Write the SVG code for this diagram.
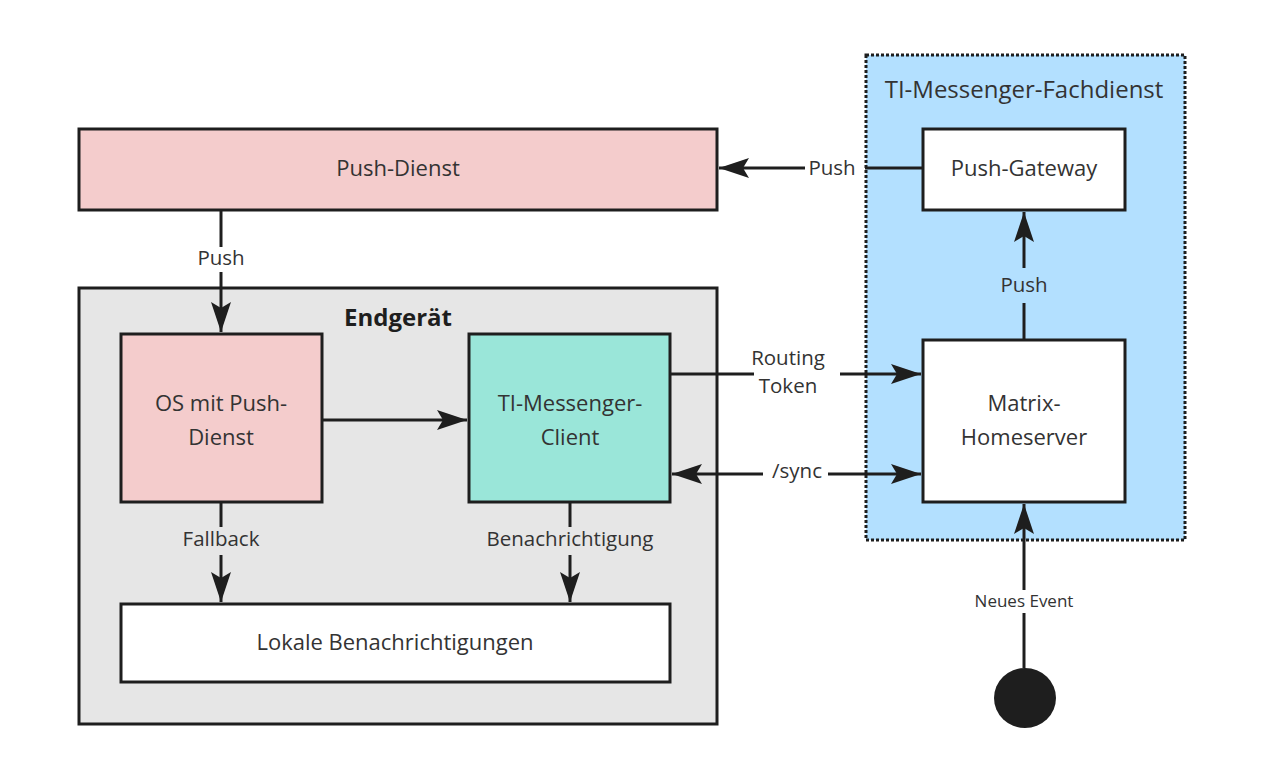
<svg xmlns="http://www.w3.org/2000/svg" width="1280" height="780" viewBox="0 0 1280 780">
<style>
.box{stroke:#1e1e1e;stroke-width:3}
.t{font-family:"Open Sans","Noto Sans","Liberation Sans",sans-serif;font-size:22px;fill:#333;text-anchor:middle}
.el{font-family:"Open Sans","Noto Sans","Liberation Sans",sans-serif;font-size:20.5px;fill:#333;text-anchor:middle}
.sm{font-family:"Open Sans","Noto Sans","Liberation Sans",sans-serif;font-size:17px;fill:#333;text-anchor:middle}
.title{font-family:"Open Sans","Noto Sans","Liberation Sans",sans-serif;font-size:24px;fill:#333;text-anchor:middle}
.bold{font-family:"Open Sans","Noto Sans","Liberation Sans",sans-serif;font-size:24px;font-weight:bold;fill:#1e1e1e;text-anchor:middle}
.c{fill:none;stroke:#1e1e1e;stroke-width:3}
.a{marker-end:url(#arr)}
</style>
<defs>
<marker id="arr" markerUnits="userSpaceOnUse" markerWidth="32" markerHeight="22" refX="30" refY="11" orient="auto-start-reverse">
<path d="M0,1 L30,11 L0,21 L6,11 Z" fill="#1e1e1e"/>
</marker>
</defs>
<rect width="1280" height="780" fill="#ffffff"/>

<g id="fachdienst">
<rect x="866" y="55" width="319" height="485" fill="#b3e0ff" stroke="#1e1e1e" stroke-width="3" stroke-dasharray="3 2"/>
<text class="title" x="1024" y="98">TI-Messenger-Fachdienst</text>
</g>
<g id="push-dienst">
<rect class="box" x="79" y="129" width="638" height="81" fill="#f4cccc"/>
<text class="t" x="398" y="176">Push-Dienst</text>
</g>
<g id="endgeraet">
<rect class="box" x="79" y="288" width="638" height="436" fill="#e6e6e6"/>
<text class="bold" x="398" y="326">Endgerät</text>
</g>
<g id="os">
<rect class="box" x="121" y="334" width="201" height="168" fill="#f4cccc"/>
<text class="t" x="221" y="411">OS mit Push-</text>
<text class="t" x="221" y="445">Dienst</text>
</g>
<g id="client">
<rect class="box" x="469" y="334" width="201" height="168" fill="#9ae6d9"/>
<text class="t" x="570" y="411">TI-Messenger-</text>
<text class="t" x="570" y="445">Client</text>
</g>
<g id="lokale">
<rect class="box" x="121" y="604" width="549" height="78" fill="#ffffff"/>
<text class="t" x="395" y="650">Lokale Benachrichtigungen</text>
</g>
<g id="push-gateway">
<rect class="box" x="923" y="129" width="202" height="81" fill="#ffffff"/>
<text class="t" x="1024" y="176">Push-Gateway</text>
</g>
<g id="homeserver">
<rect class="box" x="923" y="340" width="202" height="162" fill="#ffffff"/>
<text class="t" x="1024" y="411">Matrix-</text>
<text class="t" x="1024" y="445">Homeserver</text>
</g>
<g id="start">
<ellipse cx="1025" cy="698" rx="31" ry="30" fill="#1e1e1e"/>
</g>

<g id="connectors">
<path class="c" d="M922,168 L865,168"/>
<path class="c a" d="M805,168 L719,168"/>
<text class="el" x="832" y="175">Push</text>

<path class="c" d="M221,211 L221,247"/>
<path class="c a" d="M221,272 L221,332"/>
<text class="el" x="221" y="265">Push</text>

<path class="c a" d="M323,420 L467,420"/>

<path class="c" d="M671,374 L754,374"/>
<path class="c a" d="M840,374 L921,374"/>
<text class="el" x="788" y="365">Routing</text>
<text class="el" x="788" y="393">Token</text>

<path class="c" d="M763,474 L672,474" style="marker-end:url(#arr)"/>
<path class="c a" d="M828,474 L921,474"/>
<text class="el" x="797" y="478">/sync</text>

<path class="c" d="M1024,339 L1024,303"/>
<path class="c a" d="M1024,268 L1024,212"/>
<text class="el" x="1024" y="292">Push</text>

<path class="c" d="M221,503 L221,527"/>
<path class="c a" d="M221,555 L221,602"/>
<text class="el" x="221" y="546">Fallback</text>

<path class="c" d="M570,503 L570,527"/>
<path class="c a" d="M570,555 L570,602"/>
<text class="el" x="570" y="546">Benachrichtigung</text>

<path class="c" d="M1024,668 L1024,613"/>
<path class="c a" d="M1024,590 L1024,504"/>
<text class="sm" x="1024" y="607">Neues Event</text>
</g>
</svg>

--- Stated task ---
Leave the pictures out and copy the rest of the data exactly.

--- Output of the task ---
Write the SVG code for this diagram.
<svg xmlns="http://www.w3.org/2000/svg" width="1280" height="780" viewBox="0 0 1280 780">
<style>
.box{stroke:#1e1e1e;stroke-width:3}
.t{font-family:"Open Sans","Noto Sans","Liberation Sans",sans-serif;font-size:22px;fill:#333;text-anchor:middle}
.el{font-family:"Open Sans","Noto Sans","Liberation Sans",sans-serif;font-size:20.5px;fill:#333;text-anchor:middle}
.sm{font-family:"Open Sans","Noto Sans","Liberation Sans",sans-serif;font-size:17px;fill:#333;text-anchor:middle}
.title{font-family:"Open Sans","Noto Sans","Liberation Sans",sans-serif;font-size:24px;fill:#333;text-anchor:middle}
.bold{font-family:"Open Sans","Noto Sans","Liberation Sans",sans-serif;font-size:24px;font-weight:bold;fill:#1e1e1e;text-anchor:middle}
.c{fill:none;stroke:#1e1e1e;stroke-width:3}
.a{marker-end:url(#arr)}
</style>
<defs>
<marker id="arr" markerUnits="userSpaceOnUse" markerWidth="32" markerHeight="22" refX="30" refY="11" orient="auto-start-reverse">
<path d="M0,1 L30,11 L0,21 L6,11 Z" fill="#1e1e1e"/>
</marker>
</defs>
<rect width="1280" height="780" fill="#ffffff"/>

<g id="fachdienst">
<rect x="866" y="55" width="319" height="485" fill="#b3e0ff" stroke="#1e1e1e" stroke-width="3" stroke-dasharray="3 2"/>
<text class="title" x="1024" y="98">TI-Messenger-Fachdienst</text>
</g>
<g id="push-dienst">
<rect class="box" x="79" y="129" width="638" height="81" fill="#f4cccc"/>
<text class="t" x="398" y="176">Push-Dienst</text>
</g>
<g id="endgeraet">
<rect class="box" x="79" y="288" width="638" height="436" fill="#e6e6e6"/>
<text class="bold" x="398" y="326">Endgerät</text>
</g>
<g id="os">
<rect class="box" x="121" y="334" width="201" height="168" fill="#f4cccc"/>
<text class="t" x="221" y="411">OS mit Push-</text>
<text class="t" x="221" y="445">Dienst</text>
</g>
<g id="client">
<rect class="box" x="469" y="334" width="201" height="168" fill="#9ae6d9"/>
<text class="t" x="570" y="411">TI-Messenger-</text>
<text class="t" x="570" y="445">Client</text>
</g>
<g id="lokale">
<rect class="box" x="121" y="604" width="549" height="78" fill="#ffffff"/>
<text class="t" x="395" y="650">Lokale Benachrichtigungen</text>
</g>
<g id="push-gateway">
<rect class="box" x="923" y="129" width="202" height="81" fill="#ffffff"/>
<text class="t" x="1024" y="176">Push-Gateway</text>
</g>
<g id="homeserver">
<rect class="box" x="923" y="340" width="202" height="162" fill="#ffffff"/>
<text class="t" x="1024" y="411">Matrix-</text>
<text class="t" x="1024" y="445">Homeserver</text>
</g>
<g id="start">
<ellipse cx="1025" cy="698" rx="31" ry="30" fill="#1e1e1e"/>
</g>

<g id="connectors">
<path class="c" d="M922,168 L865,168"/>
<path class="c a" d="M805,168 L719,168"/>
<text class="el" x="832" y="175">Push</text>

<path class="c" d="M221,211 L221,247"/>
<path class="c a" d="M221,272 L221,332"/>
<text class="el" x="221" y="265">Push</text>

<path class="c a" d="M323,420 L467,420"/>

<path class="c" d="M671,374 L754,374"/>
<path class="c a" d="M840,374 L921,374"/>
<text class="el" x="788" y="365">Routing</text>
<text class="el" x="788" y="393">Token</text>

<path class="c" d="M763,474 L672,474" style="marker-end:url(#arr)"/>
<path class="c a" d="M828,474 L921,474"/>
<text class="el" x="797" y="478">/sync</text>

<path class="c" d="M1024,339 L1024,303"/>
<path class="c a" d="M1024,268 L1024,212"/>
<text class="el" x="1024" y="292">Push</text>

<path class="c" d="M221,503 L221,527"/>
<path class="c a" d="M221,555 L221,602"/>
<text class="el" x="221" y="546">Fallback</text>

<path class="c" d="M570,503 L570,527"/>
<path class="c a" d="M570,555 L570,602"/>
<text class="el" x="570" y="546">Benachrichtigung</text>

<path class="c" d="M1024,668 L1024,613"/>
<path class="c a" d="M1024,590 L1024,504"/>
<text class="sm" x="1024" y="607">Neues Event</text>
</g>
</svg>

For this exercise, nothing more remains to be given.